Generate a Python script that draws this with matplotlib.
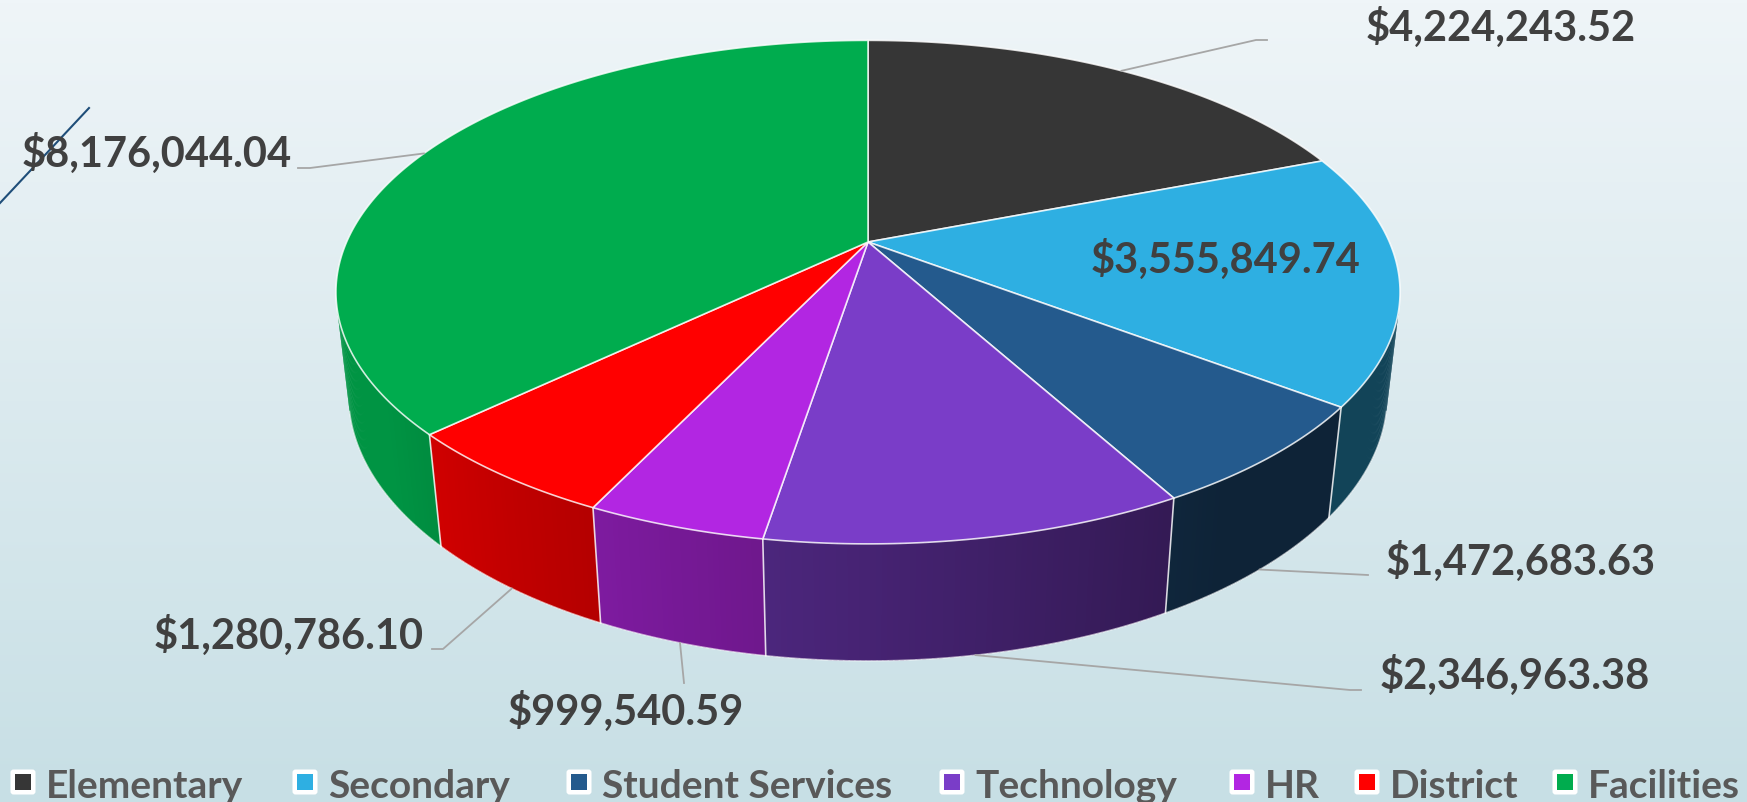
import numpy as np
import matplotlib.pyplot as plt
from matplotlib.patches import Polygon, FancyBboxPatch, Rectangle
from matplotlib.colors import to_rgb

plt.rcParams['font.family'] = ['Lato', 'DejaVu Sans']

# data
categories = ['Elementary', 'Secondary', 'Student Services', 'Technology', 'HR', 'District', 'Facilities']
values = [4224243.52, 3555849.74, 1472683.63, 2346963.38, 999540.59, 1280786.10, 8176044.04]
colors = ['#363636', '#2eafe2', '#245a8d', '#7a3dc8', '#b226e2', '#ff0000', '#00ac4e']
label_texts = ['$' + f'{v:,.2f}' for v in values]

W, H = 1747, 802
fig = plt.figure(figsize=(W / 100, H / 100), dpi=100)
ax = fig.add_axes([0, 0, 1, 1])
ax.set_xlim(0, W)
ax.set_ylim(H, 0)
ax.axis('off')

# background gradient
top_c = np.array(to_rgb('#eff5f8'))
bot_c = np.array(to_rgb('#c7dfe5'))
t = np.linspace(0, 1, 256)[:, None, None]
ax.imshow(top_c + (bot_c - top_c) * t, aspect='auto', extent=[0, W, H, 0], zorder=0)

# stray decoration line in the top left corner
ax.plot([0, 89], [203, 108], color='#1f4e79', lw=1.5, zorder=1)

# simple perspective camera for the 3d pie
cx, cy = 868, 242
sin_a = 0.4637
cos_a = np.sqrt(1 - sin_a ** 2)
D = 4.45
F = 521.4 * D
depth_h = 0.224


def proj(theta, r=1.0, z=0.0):
    th = np.radians(theta)
    u = r * np.sin(th)
    v = r * np.cos(th)
    dep = D + v * cos_a - z * sin_a
    yc = v * sin_a + z * cos_a
    return cx + F * u / dep, cy - F * yc / dep


def shade(theta):
    return 0.39 + 0.47 * np.clip((theta - 145) / 90.0, 0, 1)


total = sum(values)
bounds = np.concatenate([[0], np.cumsum(values) / total * 360])
vis_lo = np.degrees(np.arccos(-1 / (D * cos_a)))
vis_hi = 360 - vis_lo

# side walls (small overlapping strips for the gradient)
for i, col in enumerate(colors):
    a0, a1 = max(bounds[i], vis_lo), min(bounds[i + 1], vis_hi)
    if a1 <= a0:
        continue
    n = max(2, int((a1 - a0) / 0.5))
    ths = np.linspace(a0, a1, n + 1)
    base = np.array(to_rgb(col))
    for j in range(n):
        t0, t1 = ths[j], min(ths[j + 1] + 0.35, a1)
        tx0, ty0 = proj(t0)
        tx1, ty1 = proj(t1)
        bx1, by1 = proj(t1, z=-depth_h)
        bx0, by0 = proj(t0, z=-depth_h)
        c = base * shade((ths[j] + ths[j + 1]) / 2)
        ax.add_patch(Polygon([[tx0, ty0], [tx1, ty1], [bx1, by1], [bx0, by0]],
                             closed=True, facecolor=c, edgecolor='none', zorder=2))

# bottom silhouette + vertical seams
ths = np.linspace(vis_lo, vis_hi, 300)
bx, by = proj(ths, z=-depth_h)
ax.plot(bx, by, color='white', lw=1.0, alpha=0.6, zorder=3)
for b in bounds[1:-1]:
    if vis_lo < b < vis_hi:
        x0, y0 = proj(b)
        x1, y1 = proj(b, z=-depth_h)
        ax.plot([x0, x1], [y0, y1], color='white', lw=1.2, alpha=0.8, zorder=3)

# top face
for i, col in enumerate(colors):
    ths = np.linspace(bounds[i], bounds[i + 1], 200)
    px, py = proj(ths)
    pts = np.column_stack([np.r_[cx, px], np.r_[cy, py]])
    ax.add_patch(Polygon(pts, closed=True, facecolor=col, edgecolor=(1, 1, 1, 0.8),
                         lw=1.2, joinstyle='round', zorder=4))

# data labels with leader lines (elbow, end, text pos, alignment)
label_layout = {
    0: ((1256, 40), (1267, 40), (1501, 27), 'center'),
    2: ((1368, 575), (1368, 575), (1386, 561), 'left'),
    3: ((1350, 690), (1361, 690), (1380, 675), 'left'),
    4: ((684, 683), (684, 683), (626, 711), 'center'),
    5: ((443, 649), (432, 649), (424, 635), 'right'),
    6: ((310, 168), (298, 168), (22, 153), 'left'),
}
lab_kw = dict(fontsize=30, fontweight='bold', color='#404040', va='center', zorder=6)
for i, txt in enumerate(label_texts):
    mid = (bounds[i] + bounds[i + 1]) / 2
    if i not in label_layout:
        lx, ly = proj(mid, r=0.68)
        ax.text(lx, ly - 6, txt, ha='center', **lab_kw)
        continue
    if vis_lo < mid < vis_hi:
        axx, ayy = proj(mid, z=-depth_h)
    else:
        axx, ayy = proj(mid)
    (ex, ey), (fx, fy), (tx, ty), ha = label_layout[i]
    ax.plot([axx, ex, fx], [ayy, ey, fy], color='#a6a6a6', lw=1.3, zorder=5)
    ax.text(tx, ty, txt, ha=ha, **lab_kw)

# legend
leg_x = [11, 293, 567, 940, 1230, 1355, 1553]
for x, name, col in zip(leg_x, categories, colors):
    ax.add_patch(FancyBboxPatch((x + 1, 771), 22, 22, boxstyle='round,pad=1.5,rounding_size=3',
                                facecolor='white', edgecolor='none', zorder=6))
    ax.add_patch(Rectangle((x + 4, 774), 16, 16, facecolor=col, edgecolor='none', zorder=7))
    ax.text(x + 35, 798, name, fontsize=28, fontweight='bold', color='#595959',
            ha='left', va='baseline', zorder=7)

fig.savefig('out.png', dpi=100)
========
What the task asks:
Up to and including the line with "ax.imshow(top_c + (bot_c", copy the data above from its first line. Skip pictures.

Response to the exercise:
Generate a Python script that draws this with matplotlib.
import numpy as np
import matplotlib.pyplot as plt
from matplotlib.patches import Polygon, FancyBboxPatch, Rectangle
from matplotlib.colors import to_rgb

plt.rcParams['font.family'] = ['Lato', 'DejaVu Sans']

# data
categories = ['Elementary', 'Secondary', 'Student Services', 'Technology', 'HR', 'District', 'Facilities']
values = [4224243.52, 3555849.74, 1472683.63, 2346963.38, 999540.59, 1280786.10, 8176044.04]
colors = ['#363636', '#2eafe2', '#245a8d', '#7a3dc8', '#b226e2', '#ff0000', '#00ac4e']
label_texts = ['$' + f'{v:,.2f}' for v in values]

W, H = 1747, 802
fig = plt.figure(figsize=(W / 100, H / 100), dpi=100)
ax = fig.add_axes([0, 0, 1, 1])
ax.set_xlim(0, W)
ax.set_ylim(H, 0)
ax.axis('off')

# background gradient
top_c = np.array(to_rgb('#eff5f8'))
bot_c = np.array(to_rgb('#c7dfe5'))
t = np.linspace(0, 1, 256)[:, None, None]
ax.imshow(top_c + (bot_c - top_c) * t, aspect='auto', extent=[0, W, H, 0], zorder=0)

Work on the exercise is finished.